» **Exercise requirements**: Starting at the first line of the listing below, repeat each line exactly until the line containing "40, 45, 50]", which you include. Leave out pictures.

--- Begin Given data ---

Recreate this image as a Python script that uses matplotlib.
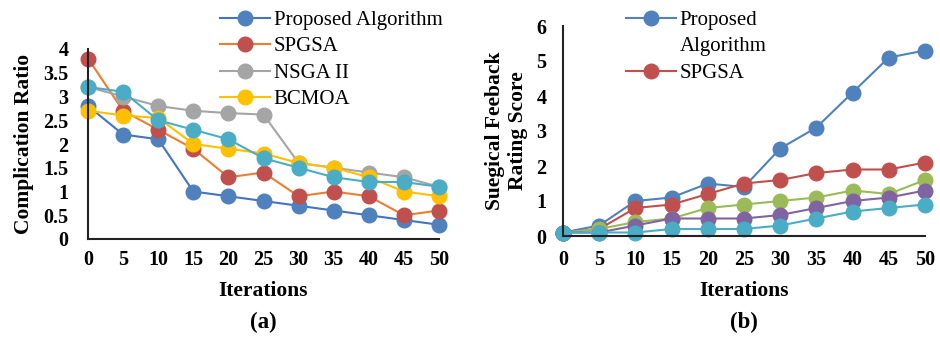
import matplotlib
matplotlib.use("Agg")
import matplotlib.pyplot as plt
from matplotlib.lines import Line2D

plt.rcParams['font.family'] = ['Liberation Serif', 'DejaVu Serif']

iterations = [0, 5, 10, 15, 20, 25, 30, 35, 40, 45, 50]

# Panel (a): Complication Ratio
a_names = ["Proposed Algorithm", "SPGSA", "NSGA II", "BCMOA", "Series 5"]
a_proposed = [2.8, 2.2, 2.1, 1.0, 0.9, 0.8, 0.7, 0.6, 0.5, 0.4, 0.3]
a_spgsa = [3.8, 2.7, 2.3, 1.9, 1.3, 1.4, 0.9, 1.0, 0.9, 0.5, 0.6]
a_nsga = [3.2, 3.0, 2.8, 2.7, 2.65, 2.62, 1.6, 1.5, 1.4, 1.3, 1.1]
a_bcmoa = [2.7, 2.6, 2.55, 2.0, 1.9, 1.8, 1.6, 1.5, 1.3, 1.0, 0.9]
a_s5 = [3.2, 3.1, 2.5, 2.3, 2.1, 1.7, 1.5, 1.3, 1.2, 1.2, 1.1]
a_yticks = [0, 0.5, 1, 1.5, 2, 2.5, 3, 3.5, 4]
a_yticklabels = ["0", "0.5", "1", "1.5", "2", "2.5", "3", "3.5", "4"]

# Panel (b): Surgical feedback rating score
b_names = ["Proposed", "SPGSA", "Series 3", "Series 4", "Series 5"]
b_name_cont = "Algorithm"
b_proposed = [0.1, 0.3, 1.0, 1.1, 1.5, 1.4, 2.5, 3.1, 4.1, 5.1, 5.3]
b_spgsa = [0.1, 0.2, 0.8, 0.9, 1.2, 1.5, 1.6, 1.8, 1.9, 1.9, 2.1]
b_s3 = [0.1, 0.2, 0.4, 0.5, 0.8, 0.9, 1.0, 1.1, 1.3, 1.2, 1.6]
b_s4 = [0.1, 0.1, 0.3, 0.5, 0.5, 0.5, 0.6, 0.8, 1.0, 1.1, 1.3]
b_s5 = [0.1, 0.1, 0.1, 0.2, 0.2, 0.2, 0.3, 0.5, 0.7, 0.8, 0.9]
b_yticks = [0, 1, 2, 3, 4, 5, 6]

a_series = [a_proposed, a_spgsa, a_nsga, a_bcmoa, a_s5]
a_line_colors = ["#4472C4", "#ED7D31", "#A5A5A5", "#FFC000", "#4BACC6"]
a_marker_colors = ["#4F81BD", "#C0504D", "#A5A5A5", "#FFC000", "#4BACC6"]

b_series = [b_proposed, b_spgsa, b_s3, b_s4, b_s5]
b_colors = ["#4F81BD", "#C0504D", "#9BBB59", "#8064A2", "#4BACC6"]

fig = plt.figure(figsize=(9.4, 3.39), dpi=100)

tick_fs = 14.5
label_fs = 15.5
leg_fs = 15
ms = 10.5
lw = 1.5

def style_axes(ax):
    for s in ["top", "right"]:
        ax.spines[s].set_visible(False)
    for s in ["left", "bottom"]:
        ax.spines[s].set_color("#222222")
        ax.spines[s].set_linewidth(1.5)
    ax.tick_params(length=0)
    for lab in ax.get_xticklabels() + ax.get_yticklabels():
        lab.set_fontweight("bold")
        lab.set_fontsize(tick_fs)

# ---- Panel (a)
ax1 = fig.add_axes([88/940, 1-239/339, 351/940, 190/339])
handles_a = []
for y, lc, mc, name in zip(a_series, a_line_colors, a_marker_colors, a_names):
    ln, = ax1.plot(iterations, y, color=lc, lw=lw, marker="o", ms=ms,
                   markerfacecolor=mc, markeredgecolor=mc, clip_on=False, label=name)
    handles_a.append(ln)
ax1.set_xlim(0, 50)
ax1.set_ylim(0, 4)
ax1.set_xticks(iterations)
ax1.set_yticks(a_yticks)
ax1.set_yticklabels(a_yticklabels)
ax1.tick_params(axis="y", pad=14)
ax1.tick_params(axis="x", pad=8)
style_axes(ax1)
ax1.set_ylabel("Complication Ratio", fontsize=label_fs, fontweight="bold", labelpad=7)
ax1.set_xlabel("Iterations", fontsize=label_fs, fontweight="bold", labelpad=8)
ax1.legend(handles=handles_a[:4], loc="upper left", bbox_to_anchor=(210/940, 1-0/339),
           bbox_transform=fig.transFigure, frameon=False, fontsize=leg_fs,
           handlelength=2.4, handletextpad=0.15, labelspacing=0.33, borderpad=0)
fig.text(263/940, 1-322/339, "(a)", ha="center", va="center",
         fontsize=label_fs+1, fontweight="bold")

# ---- Panel (b)
ax2 = fig.add_axes([563/940, 1-236/339, 362/940, 210/339])
handles_b = []
for y, c, name in zip(b_series, b_colors, b_names):
    ln, = ax2.plot(iterations, y, color=c, lw=lw, marker="o", ms=ms,
                   markerfacecolor=c, markeredgecolor=c, clip_on=False, label=name)
    handles_b.append(ln)
ax2.set_xlim(0, 50)
ax2.set_ylim(0, 6)
ax2.set_xticks(iterations)
ax2.set_yticks(b_yticks)
ax2.tick_params(axis="y", pad=12)
ax2.tick_params(axis="x", pad=10)
style_axes(ax2)
ax2.set_ylabel("Suegical Feeback\nRating Score", fontsize=label_fs, fontweight="bold", labelpad=6)
ax2.set_xlabel("Iterations", fontsize=label_fs, fontweight="bold", labelpad=8)
blank = Line2D([], [], color="none", marker=None)
ax2.legend(handles=[handles_b[0], blank, handles_b[1]],
           labels=[b_names[0], b_name_cont, b_names[1]],
           loc="upper left", bbox_to_anchor=(616/940, 1-0/339),
           bbox_transform=fig.transFigure, frameon=False, fontsize=leg_fs,
           handlelength=2.4, handletextpad=0.15, labelspacing=0.33, borderpad=0)
fig.text(744/940, 1-322/339, "(b)", ha="center", va="center",
         fontsize=label_fs+1, fontweight="bold")

fig.savefig("out.png", dpi=100)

--- End Given data ---

» **Written solution**:
Recreate this image as a Python script that uses matplotlib.
import matplotlib
matplotlib.use("Agg")
import matplotlib.pyplot as plt
from matplotlib.lines import Line2D

plt.rcParams['font.family'] = ['Liberation Serif', 'DejaVu Serif']

iterations = [0, 5, 10, 15, 20, 25, 30, 35, 40, 45, 50]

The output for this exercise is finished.